* START Dataset content *
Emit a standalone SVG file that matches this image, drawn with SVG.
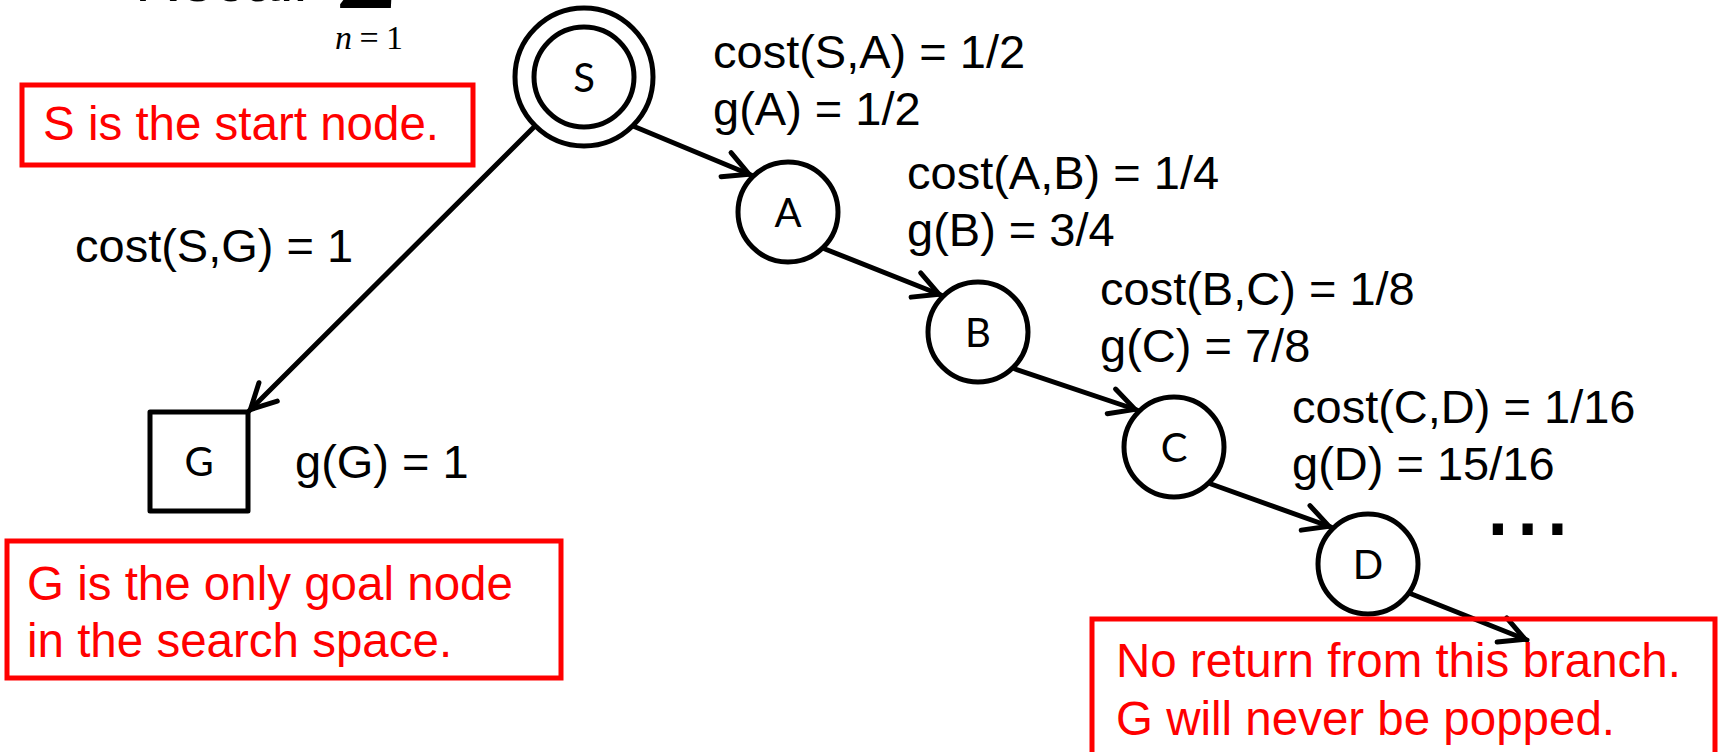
<svg xmlns="http://www.w3.org/2000/svg" width="1723" height="752" viewBox="0 0 1723 752">
<style>
.lbl{font-family:"Liberation Sans",Arial,sans-serif;font-size:47px;fill:#000}
.red{font-family:"Liberation Sans",Arial,sans-serif;font-size:47.5px;fill:#FF0000}
.node{fill:#fff;stroke:#000;stroke-width:5}
.nt{font-family:Lato,"Open Sans",sans-serif;font-size:40px;fill:#000;text-anchor:middle}
.box{fill:none;stroke:#FF0000;stroke-width:5}
.edge{fill:none;stroke:#000;stroke-width:5;stroke-linecap:round}
</style>
<defs>
<marker id="arr" markerUnits="userSpaceOnUse" markerWidth="40" markerHeight="40" viewBox="-35 -20 40 40" refX="0" refY="0" orient="auto" overflow="visible">
<path d="M-27,-13 L-2,0 L-27,13" fill="none" stroke="#000" stroke-width="5" stroke-linecap="round" stroke-linejoin="round"/>
</marker>
</defs>
<rect width="1723" height="752" fill="#fff"/>
<g id="recall">
<text x="135" y="1" style="font-family:'Liberation Sans',Arial,sans-serif;font-size:62px;fill:#000">Recall</text>
<text x="336" y="8" style="font-family:'Liberation Serif','DejaVu Serif',serif;font-size:105px;fill:#000">Σ</text>
<text x="335" y="49" textLength="68" lengthAdjust="spacing" style="font-family:'Liberation Serif','DejaVu Serif',serif;font-size:34px;fill:#000"><tspan font-style="italic">n</tspan>=1</text>
</g>
<g id="connectors">
<line class="edge" x1="633" y1="126" x2="751" y2="175" marker-end="url(#arr)"/>
<line class="edge" x1="825" y1="249" x2="941" y2="295" marker-end="url(#arr)"/>
<line class="edge" x1="1015" y1="369" x2="1137" y2="410" marker-end="url(#arr)"/>
<line class="edge" x1="1211" y1="484" x2="1331" y2="527" marker-end="url(#arr)"/>
<line class="edge" x1="1409" y1="593" x2="1527" y2="640" marker-end="url(#arr)"/>
<line class="edge" x1="535" y1="126" x2="249" y2="411" marker-end="url(#arr)"/>
</g>
<g id="node-S">
<circle class="node" cx="584" cy="77" r="69"/>
<circle class="node" cx="584" cy="77" r="50"/>
<text class="nt" x="584" y="92">S</text>
</g>
<g id="node-A">
<circle class="node" cx="788" cy="212" r="50"/>
<text class="nt" x="788" y="227">A</text>
</g>
<g id="node-B">
<circle class="node" cx="978" cy="332" r="50"/>
<text class="nt" x="978" y="347">B</text>
</g>
<g id="node-C">
<circle class="node" cx="1174" cy="447" r="50"/>
<text class="nt" x="1174" y="462">C</text>
</g>
<g id="node-D">
<circle class="node" cx="1368" cy="564" r="50"/>
<text class="nt" x="1368" y="579">D</text>
</g>
<g id="node-G">
<rect class="node" x="150" y="412" width="98" height="99" stroke-linejoin="round"/>
<text class="nt" x="199" y="476">G</text>
</g>
<g id="labels">
<text class="lbl" x="713" y="68">cost(S,A) = 1/2</text>
<text class="lbl" x="713" y="125">g(A) = 1/2</text>
<text class="lbl" x="907" y="189">cost(A,B) = 1/4</text>
<text class="lbl" x="907" y="246">g(B) = 3/4</text>
<text class="lbl" x="1100" y="305">cost(B,C) = 1/8</text>
<text class="lbl" x="1100" y="362">g(C) = 7/8</text>
<text class="lbl" x="1292" y="423">cost(C,D) = 1/16</text>
<text class="lbl" x="1292" y="480">g(D) = 15/16</text>
<text class="lbl" x="75" y="262">cost(S,G) = 1</text>
<text class="lbl" x="295" y="478">g(G) = 1</text>
<text class="lbl" x="1483" y="535" style="font-size:107px">...</text>
</g>
<g id="note-start">
<rect class="box" x="22" y="85" width="451" height="80"/>
<text class="red" x="43" y="140">S is the start node.</text>
</g>
<g id="note-goal">
<rect class="box" x="7" y="541" width="554" height="137"/>
<text class="red" x="27" y="600">G is the only goal node</text>
<text class="red" x="27" y="657">in the search space.</text>
</g>
<g id="note-branch">
<rect class="box" x="1092" y="619" width="623" height="150"/>
<text class="red" x="1116" y="677">No return from this branch.</text>
<text class="red" x="1116" y="735">G will never be popped.</text>
</g>
</svg>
* END Dataset content *
* Given problem
Pictures in the data above should not be copied; transcribe everything else exactly.

* Task result
Emit a standalone SVG file that matches this image, drawn with SVG.
<svg xmlns="http://www.w3.org/2000/svg" width="1723" height="752" viewBox="0 0 1723 752">
<style>
.lbl{font-family:"Liberation Sans",Arial,sans-serif;font-size:47px;fill:#000}
.red{font-family:"Liberation Sans",Arial,sans-serif;font-size:47.5px;fill:#FF0000}
.node{fill:#fff;stroke:#000;stroke-width:5}
.nt{font-family:Lato,"Open Sans",sans-serif;font-size:40px;fill:#000;text-anchor:middle}
.box{fill:none;stroke:#FF0000;stroke-width:5}
.edge{fill:none;stroke:#000;stroke-width:5;stroke-linecap:round}
</style>
<defs>
<marker id="arr" markerUnits="userSpaceOnUse" markerWidth="40" markerHeight="40" viewBox="-35 -20 40 40" refX="0" refY="0" orient="auto" overflow="visible">
<path d="M-27,-13 L-2,0 L-27,13" fill="none" stroke="#000" stroke-width="5" stroke-linecap="round" stroke-linejoin="round"/>
</marker>
</defs>
<rect width="1723" height="752" fill="#fff"/>
<g id="recall">
<text x="135" y="1" style="font-family:'Liberation Sans',Arial,sans-serif;font-size:62px;fill:#000">Recall</text>
<text x="336" y="8" style="font-family:'Liberation Serif','DejaVu Serif',serif;font-size:105px;fill:#000">Σ</text>
<text x="335" y="49" textLength="68" lengthAdjust="spacing" style="font-family:'Liberation Serif','DejaVu Serif',serif;font-size:34px;fill:#000"><tspan font-style="italic">n</tspan>=1</text>
</g>
<g id="connectors">
<line class="edge" x1="633" y1="126" x2="751" y2="175" marker-end="url(#arr)"/>
<line class="edge" x1="825" y1="249" x2="941" y2="295" marker-end="url(#arr)"/>
<line class="edge" x1="1015" y1="369" x2="1137" y2="410" marker-end="url(#arr)"/>
<line class="edge" x1="1211" y1="484" x2="1331" y2="527" marker-end="url(#arr)"/>
<line class="edge" x1="1409" y1="593" x2="1527" y2="640" marker-end="url(#arr)"/>
<line class="edge" x1="535" y1="126" x2="249" y2="411" marker-end="url(#arr)"/>
</g>
<g id="node-S">
<circle class="node" cx="584" cy="77" r="69"/>
<circle class="node" cx="584" cy="77" r="50"/>
<text class="nt" x="584" y="92">S</text>
</g>
<g id="node-A">
<circle class="node" cx="788" cy="212" r="50"/>
<text class="nt" x="788" y="227">A</text>
</g>
<g id="node-B">
<circle class="node" cx="978" cy="332" r="50"/>
<text class="nt" x="978" y="347">B</text>
</g>
<g id="node-C">
<circle class="node" cx="1174" cy="447" r="50"/>
<text class="nt" x="1174" y="462">C</text>
</g>
<g id="node-D">
<circle class="node" cx="1368" cy="564" r="50"/>
<text class="nt" x="1368" y="579">D</text>
</g>
<g id="node-G">
<rect class="node" x="150" y="412" width="98" height="99" stroke-linejoin="round"/>
<text class="nt" x="199" y="476">G</text>
</g>
<g id="labels">
<text class="lbl" x="713" y="68">cost(S,A) = 1/2</text>
<text class="lbl" x="713" y="125">g(A) = 1/2</text>
<text class="lbl" x="907" y="189">cost(A,B) = 1/4</text>
<text class="lbl" x="907" y="246">g(B) = 3/4</text>
<text class="lbl" x="1100" y="305">cost(B,C) = 1/8</text>
<text class="lbl" x="1100" y="362">g(C) = 7/8</text>
<text class="lbl" x="1292" y="423">cost(C,D) = 1/16</text>
<text class="lbl" x="1292" y="480">g(D) = 15/16</text>
<text class="lbl" x="75" y="262">cost(S,G) = 1</text>
<text class="lbl" x="295" y="478">g(G) = 1</text>
<text class="lbl" x="1483" y="535" style="font-size:107px">...</text>
</g>
<g id="note-start">
<rect class="box" x="22" y="85" width="451" height="80"/>
<text class="red" x="43" y="140">S is the start node.</text>
</g>
<g id="note-goal">
<rect class="box" x="7" y="541" width="554" height="137"/>
<text class="red" x="27" y="600">G is the only goal node</text>
<text class="red" x="27" y="657">in the search space.</text>
</g>
<g id="note-branch">
<rect class="box" x="1092" y="619" width="623" height="150"/>
<text class="red" x="1116" y="677">No return from this branch.</text>
<text class="red" x="1116" y="735">G will never be popped.</text>
</g>
</svg>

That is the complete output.